What sys.getsizeof really measures here

sys.getsizeof reports the memory footprint of the object you pass to it. When you call it on vars(obj) or obj.__dict__, you are measuring the dictionary object itself, not the objects it references. The dictionary holds pointers to the attribute values, and the size of those pointers is constant regardless of the size of the actual values.

This explains two observations at once. Making a value extremely large does not change the reported size because only the pointer to that value lives in the dictionary. Making an attribute name extremely long does not change the reported size either, because the attribute names are part of the shared keys table, not the per-instance dictionary you are measuring.

Integers behave the same way in this context. In Python, integers are objects, and the dictionary stores pointers to them. The pointer size is constant regardless of what it points to.

Why Python 3.12 reports a larger size than 3.10

The size difference is caused by changes in the internal representation of dictionaries. Python 3.12 introduced a new member type for key-sharing dictionaries. Previously, ma_values was a PyObject**; it is now a PyDictValues*, which increased the base size of dictionaries to accommodate the new structure. The change is documented in CPython’s sources and commit history.
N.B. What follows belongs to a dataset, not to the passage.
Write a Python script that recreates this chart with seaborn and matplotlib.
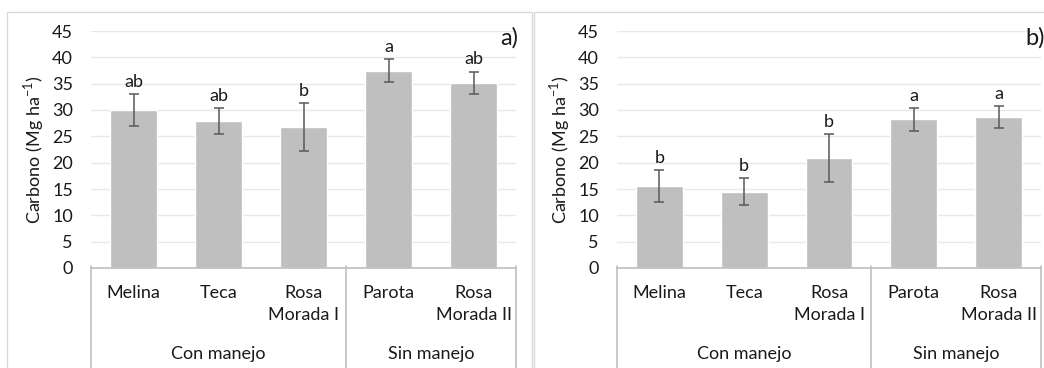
import numpy as np
import pandas as pd
import matplotlib
matplotlib.use("Agg")
import matplotlib.pyplot as plt
import matplotlib.transforms as mtransforms
from matplotlib.patches import Rectangle
import seaborn as sns

## Species (first level of the x axis) and management groups (second level)
species = ["Melina", "Teca", "Rosa\nMorada I", "Parota", "Rosa\nMorada II"]
groups = ["Con manejo", "Sin manejo"]
group_sizes = [3, 2]

## Panel a) carbon stock, error bars and significance letters
carbon_a = [30.0, 27.9, 26.8, 37.5, 35.2]
err_a = [3.1, 2.5, 4.5, 2.1, 2.1]
letters_a = ["ab", "ab", "b", "a", "ab"]

## Panel b)
carbon_b = [15.6, 14.5, 20.9, 28.2, 28.6]
err_b = [3.0, 2.5, 4.6, 2.2, 2.1]
letters_b = ["b", "b", "b", "a", "a"]

yticks = list(range(0, 50, 5))

sns.set_theme(style="white")
plt.rcParams["font.family"] = ["Lato", "DejaVu Sans"]
plt.rcParams["mathtext.fontset"] = "custom"
plt.rcParams["mathtext.rm"] = "Lato"

fs = 13
bar_color = "#bfbfbf"
line_color = "#bfbfbf"
grid_color = "#e8e8e8"
err_color = "#595959"
text_color = "#1a1a1a"

fig = plt.figure(figsize=(10.44, 3.68), dpi=100)

## panel frames (light grey boxes like the spreadsheet chart areas)
fig.patches.append(Rectangle((7 / 1044, -0.1), 525 / 1044, 1.1 - 12 / 368,
                             transform=fig.transFigure, fill=False,
                             edgecolor="#d9d9d9", lw=1.0))
fig.patches.append(Rectangle((534 / 1044, -0.1), 520 / 1044, 1.1 - 12 / 368,
                             transform=fig.transFigure, fill=False,
                             edgecolor="#d9d9d9", lw=1.0))

ax_a = fig.add_axes([91 / 1044, 1 - 268 / 368, 425 / 1044, 237 / 368])
ax_b = fig.add_axes([617 / 1044, 1 - 268 / 368, 424 / 1044, 237 / 368])


def draw_panel(ax, values, errors, letters, tag):
    df = pd.DataFrame({"especie": species, "carbono": values})
    sns.barplot(data=df, x="especie", y="carbono", order=species,
                color=bar_color, saturation=1, width=0.55,
                errorbar=None, ax=ax, zorder=2)
    ax.errorbar(range(len(species)), values, yerr=errors, fmt="none",
                ecolor=err_color, elinewidth=1.1, capsize=3.5,
                capthick=1.1, zorder=3)
    for i, (v, e, lab) in enumerate(zip(values, errors, letters)):
        ax.annotate(lab, (i, v + e), xytext=(0, 3), textcoords="offset points",
                    ha="center", va="bottom", fontsize=fs, color=text_color)

    ax.set_ylim(0, 45)
    ax.set_xlim(-0.5, len(species) - 0.5)
    ax.set_yticks(yticks)
    ax.yaxis.grid(True, color=grid_color, lw=1.0, zorder=0)
    ax.set_axisbelow(True)
    for s in ["top", "right", "left"]:
        ax.spines[s].set_visible(False)
    ax.spines["bottom"].set_color(line_color)
    ax.spines["bottom"].set_linewidth(1.2)
    ax.tick_params(axis="y", length=0, pad=13, labelsize=fs, labelcolor=text_color)
    ax.tick_params(axis="x", length=0, labelbottom=False)
    ax.set_xlabel("")
    ax.set_ylabel("Carbono (Mg ha$^{-1}$)", fontsize=fs, color=text_color,
                  labelpad=4)

    ## hierarchical category axis below the bars
    trans = mtransforms.blended_transform_factory(ax.transData, ax.transAxes)
    bottom = -110 / 237
    row1 = -17 / 237
    row2 = -86 / 237
    for i, name in enumerate(species):
        ax.text(i, row1, name, transform=trans, ha="center", va="top",
                fontsize=fs, color=text_color, linespacing=1.5)
    edges = np.cumsum([0] + group_sizes) - 0.5
    for x in edges:
        ax.plot([x, x], [0.01, bottom], transform=trans, color=line_color,
                lw=1.2, clip_on=False)
    for g, lo, hi in zip(groups, edges[:-1], edges[1:]):
        ax.text((lo + hi) / 2, row2, g, transform=trans, ha="center",
                va="center", fontsize=fs, color=text_color)

    ax.text(0.962, 0.97, tag, transform=ax.transAxes, ha="left", va="center",
            fontsize=17, color=text_color, clip_on=False)


draw_panel(ax_a, carbon_a, err_a, letters_a, "a)")
draw_panel(ax_b, carbon_b, err_b, letters_b, "b)")

fig.savefig("out.png", dpi=100)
typedef struct _dictkeysobject PyDictKeysObject;
+++ typedef struct _dictvalues PyDictValues;
/* The ma_values pointer is NULL for a combined table
 * or points to an array of PyObject* for a split table
 */
typedef struct {
    PyObject_HEAD
    /* Number of items in the dictionary */
    Py_ssize_t ma_used;
    /* Dictionary version: globally unique, value change each time
       the dictionary is modified */
    uint64_t ma_version_tag;
    PyDictKeysObject *ma_keys;
    /* If ma_values is NULL, the table is "combined": keys and values
       are stored in ma_keys.
       If ma_values is not NULL, the table is splitted:
       keys are stored in ma_keys and values are stored in ma_values */
---    PyObject **ma_values;
+++    PyDictValues *ma_values;
} PyDictObject;

and

struct _dictvalues {
    uint64_t mv_order;
    PyObject *values[1];
};

Because obj.__dict__ is still a PyDictObject under the hood, sys.getsizeof sees and measures a dict. The key sharing and the split layout are internal details of that dict.

Putting the understanding to use

There’s nothing to “fix” in code when sys.getsizeof returns a number that doesn’t reflect the total memory of values referenced by the dictionary. The function does exactly what it promises: it reports the footprint of the object itself. For an instance dictionary, that means the container plus its internal fields, not the transitive closure of all objects it points to.

If you replace a value like 'blue' with 'b' * 10000 and get the same size, it’s because the dictionary holds a pointer, not the string. If you rename an attribute to an extremely long identifier and get the same size, it’s because the keys live in the shared keys table, which is not part of the instance’s dictionary object.

Why this matters

When you inspect memory of Python objects in production or during performance work, reading sys.getsizeof at face value can be misleading if you expect it to include the sizes of referenced objects. For Key-Sharing dicts in particular, it’s essential to remember that the shared keys are stored at the class level, while the instance dictionary you measure contains pointers to values. Version-to-version differences can also come from internal representation changes like the introduction of PyDictValues in Python 3.12.

Conclusion

Key-Sharing dictionaries split shared keys from per-instance values, and sys.getsizeof reflects only the memory used by the dictionary object representing that per-instance mapping. The size won’t change with larger strings or different value types because pointers have constant size, and the keys are not part of the instance dictionary. Larger baselines in Python 3.12 compared to 3.10 stem from internal changes to the dictionary layout, specifically the move to PyDictValues for split tables. Keep these constraints in mind when interpreting memory measurements and comparing results across Python versions.